I have been working for the furrier Rebecca Bradley London for the past 3 year. She has been teaching me the required skills needed to be a furrier. 6months ago I applied for a bursary from IFF In order to have the funds to buy my own skins. i intended to use these skins to practice my skills in making a fur coat from scratch.
With the bursary I brought two, dyed, American foxes, a dyed, short- haired raccoon and two dyed sealskins. They were in all shades of two-tone blue and green as they were inspired by my research into underwater creatures.
I wanted the design for my jacket to be feminine and contemporary.

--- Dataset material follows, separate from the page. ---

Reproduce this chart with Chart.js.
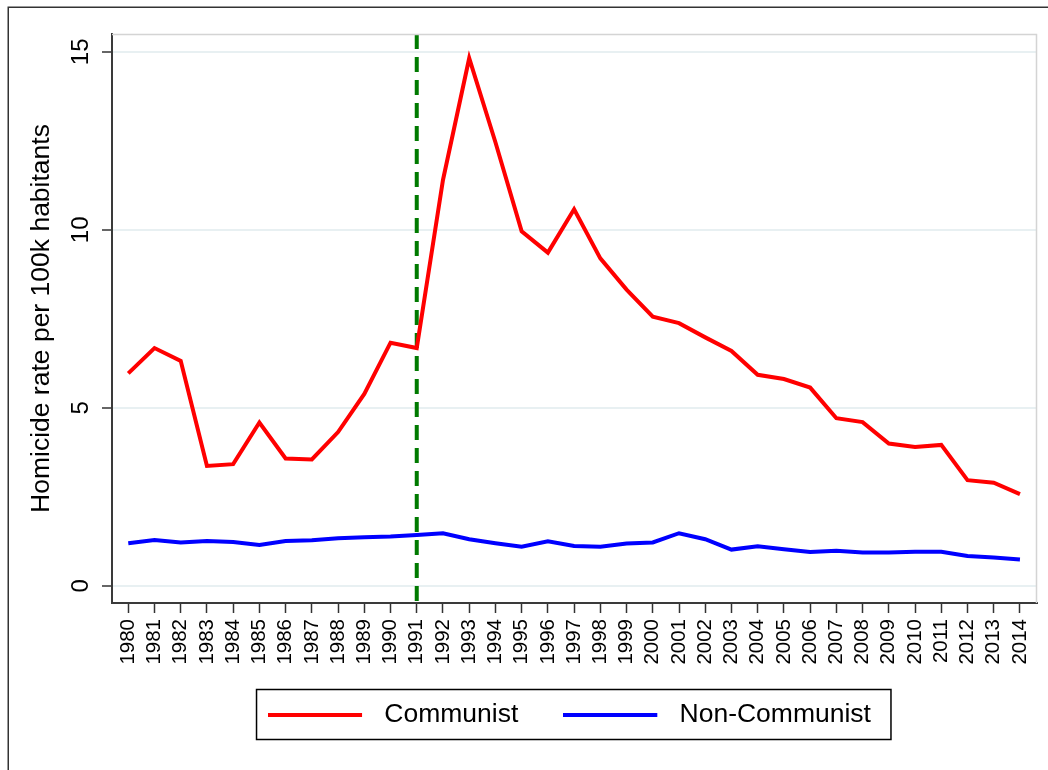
<!DOCTYPE html>
<html>
<head>
<meta charset="utf-8">
<title>Homicide rate per 100k habitants</title>
<script src="https://cdn.jsdelivr.net/npm/chart.js@4.4.0/dist/chart.umd.min.js"></script>
<style>
  html, body { margin: 0; padding: 0; background: #fff; overflow: hidden; }
  canvas { display: block; }
</style>
</head>
<body>
<canvas id="chart" width="1048" height="770"></canvas>
<script>
// Years on the horizontal axis and their tick labels
const years = [1980, 1981, 1982, 1983, 1984, 1985, 1986, 1987, 1988, 1989,
               1990, 1991, 1992, 1993, 1994, 1995, 1996, 1997, 1998, 1999,
               2000, 2001, 2002, 2003, 2004, 2005, 2006, 2007, 2008, 2009,
               2010, 2011, 2012, 2013, 2014];
const yearLabels = years.map(String);

// Homicide rate per 100k habitants
const communist = [5.97, 6.68, 6.32, 3.37, 3.42, 4.59, 3.58, 3.55, 4.32, 5.39,
                   6.83, 6.68, 11.40, 14.82, 12.46, 9.96, 9.36, 10.58, 9.20, 8.32,
                   7.56, 7.38, 6.98, 6.60, 5.93, 5.81, 5.57, 4.71, 4.60, 4.00,
                   3.90, 3.96, 2.97, 2.90, 2.58];
const nonCommunist = [1.20, 1.29, 1.22, 1.26, 1.23, 1.15, 1.26, 1.28, 1.34, 1.37,
                      1.39, 1.43, 1.48, 1.31, 1.20, 1.10, 1.25, 1.12, 1.10, 1.19,
                      1.22, 1.48, 1.31, 1.02, 1.11, 1.03, 0.95, 0.99, 0.94, 0.94,
                      0.96, 0.96, 0.84, 0.80, 0.74];

const seriesNames = ['Communist', 'Non-Communist'];
const yTicks = [0, 5, 10, 15];
const breakYear = 1991;

// axis extents
const xMin = 1979.38, xMax = 2014.65;
const yMin = -0.48, yMax = 15.5;

const FONT = 'Liberation Sans';
Chart.defaults.font.family = FONT;
Chart.defaults.color = '#000';

// Legend key: a short line followed by a blank gap before the label
function legendKey(color) {
  const c = document.createElement('canvas');
  c.width = 103; c.height = 4;
  const g = c.getContext('2d');
  g.fillStyle = color;
  g.fillRect(0, 0, 94, 4);
  return c;
}

const LEGEND_ROW_CENTER = 714.5;
const LEGEND_X_SHIFT = -5;

// Outer frame, light top/right plot border and the legend box
const framePlugin = {
  id: 'frames',
  afterLayout(chart) {
    // pull the legend row up towards the axis labels
    const lg = chart.legend;
    if (!lg) return;
    const pad = lg.options.labels.padding;
    const fs = lg.options.labels.font.size;
    const shift = (lg.top + pad + fs / 2) - LEGEND_ROW_CENTER;
    lg.top -= shift;
    lg.bottom -= shift;
    lg.left += LEGEND_X_SHIFT;
    lg.right += LEGEND_X_SHIFT;
  },
  beforeDraw(chart) {
    const ctx = chart.ctx;
    ctx.save();
    ctx.fillStyle = '#fff';
    ctx.fillRect(0, 0, chart.width, chart.height);
    ctx.strokeStyle = '#333';
    ctx.lineWidth = 1.5;
    ctx.strokeRect(8.25, 7.25, 3000, 3000);
    ctx.restore();
  },
  afterDatasetsDraw(chart) {
    const {ctx, chartArea: a} = chart;
    ctx.save();
    ctx.strokeStyle = '#d4d4d4';
    ctx.lineWidth = 1.5;
    ctx.beginPath();
    ctx.moveTo(a.left, a.top + 0.5);
    ctx.lineTo(a.right - 0.5, a.top + 0.5);
    ctx.lineTo(a.right - 0.5, a.bottom);
    ctx.stroke();
    ctx.restore();
  },
  afterDraw(chart) {
    const hb = chart.legend && chart.legend.legendHitBoxes;
    if (!hb || !hb.length) return;
    const first = hb[0], last = hb[hb.length - 1];
    const ctx = chart.ctx;
    ctx.save();
    ctx.strokeStyle = '#000';
    ctx.lineWidth = 1.5;
    const l = first.left - 11.5, r = last.left + last.width + 20;
    ctx.strokeRect(l, LEGEND_ROW_CENTER - 25, r - l, 50);
    ctx.restore();
  }
};

new Chart(document.getElementById('chart'), {
  type: 'line',
  data: {
    datasets: [
      {
        label: seriesNames[0],
        data: years.map((y, i) => ({x: y, y: communist[i]})),
        borderColor: '#ff0000',
        backgroundColor: '#ff0000',
        borderWidth: 4,
        pointRadius: 0,
        tension: 0
      },
      {
        label: seriesNames[1],
        data: years.map((y, i) => ({x: y, y: nonCommunist[i]})),
        borderColor: '#0000ff',
        backgroundColor: '#0000ff',
        borderWidth: 4,
        pointRadius: 0,
        tension: 0
      },
      {
        label: 'break',
        data: [{x: breakYear, y: yMax}, {x: breakYear, y: yMin}],
        borderColor: '#007a00',
        borderWidth: 4,
        borderDash: [15, 8],
        pointRadius: 0,
        tension: 0
      }
    ]
  },
  options: {
    responsive: false,
    animation: false,
    events: [],
    layout: { padding: { top: 34, right: 11, bottom: 21.5, left: 0 } },
    scales: {
      x: {
        type: 'linear',
        min: xMin,
        max: xMax,
        afterBuildTicks: s => { s.ticks = years.map(v => ({value: v})); },
        afterFit: s => { s.height = 64; s.paddingLeft = 0; s.paddingRight = 0; },
        ticks: {
          callback: (v, i) => yearLabels[i],
          minRotation: 90,
          maxRotation: 90,
          padding: 6,
          font: { size: 20.5 },
          color: '#000',
          autoSkip: false,
          includeBounds: false
        },
        grid: {
          display: true,
          drawOnChartArea: false,
          drawTicks: true,
          tickLength: 10,
          tickColor: '#333',
          tickWidth: 1.5
        },
        border: { display: true, color: '#3a3a3a', width: 2 }
      },
      y: {
        type: 'linear',
        min: yMin,
        max: yMax,
        afterBuildTicks: s => { s.ticks = yTicks.map(v => ({value: v})); },
        afterFit: s => { s.width = 112; s.paddingTop = 0; s.paddingBottom = 0; },
        ticks: {
          minRotation: 90,
          maxRotation: 90,
          crossAlign: 'center',
          padding: 7,
          font: { size: 24 },
          color: '#000'
        },
        grid: {
          color: '#e8f0f2',
          lineWidth: 2,
          drawTicks: true,
          tickLength: 10,
          tickColor: '#333',
          tickWidth: 1.5
        },
        border: { display: true, color: '#3a3a3a', width: 2 },
        title: {
          display: true,
          text: 'Homicide rate per 100k habitants',
          font: { size: 26.5 },
          color: '#000',
          padding: { top: 26, bottom: 0 }
        }
      }
    },
    plugins: {
      tooltip: { enabled: false },
      legend: {
        position: 'bottom',
        fullSize: false,
        labels: {
          usePointStyle: true,
          pointStyleWidth: 103,
          padding: 45,
          font: { size: 26.5 },
          color: '#000',
          generateLabels: chart => chart.data.datasets.slice(0, 2).map((ds, i) => ({
            text: ds.label,
            pointStyle: legendKey(ds.borderColor),
            fillStyle: ds.borderColor,
            strokeStyle: ds.borderColor,
            lineWidth: 0,
            hidden: false,
            datasetIndex: i,
            fontColor: '#000'
          }))
        }
      }
    }
  },
  plugins: [framePlugin]
});
</script>
</body>
</html>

I combined my ideas for its wear ability and its silhouette from the inspiration of the winter-sportswear brand ‘Moncler’. the contoured lines and colors where inspired by an image of a deep sea octopus. I felt that these two themes lent themselves well to the versatility and textures of fur.
I wanted to really challenge and expand my skills so i tried to design something that would push the limits of fur as a material as well as develop my level of knowledge of construction.
I mostly enjoyed the stretching stage of construction, as this was something I was quite unfamiliar with. I have a lot of opportunities to sew and construct garments when I’m working however I’m less experienced in stretching.
The stage I found most difficult during construction was when I had to make sure that the fur ran in the direction of the ‘s’ shapes. This meant being very resourceful with my skins, otherwise there would have been a lot of waste or not enough material because of the style of the design.
Rebecca taught me how to make all the pattern pieces symmetrical even though no two skins are ever the same.
I really enjoyed seeing the garment come together. It is very hard to predict how the design will look in fur, as it will have a completely different volume and silhouette.
I think I managed to successfully envision how the combination of different furs would work together. I am very happy with the final piece and I hope to design and make more pieces to turn in into a cohesive collection.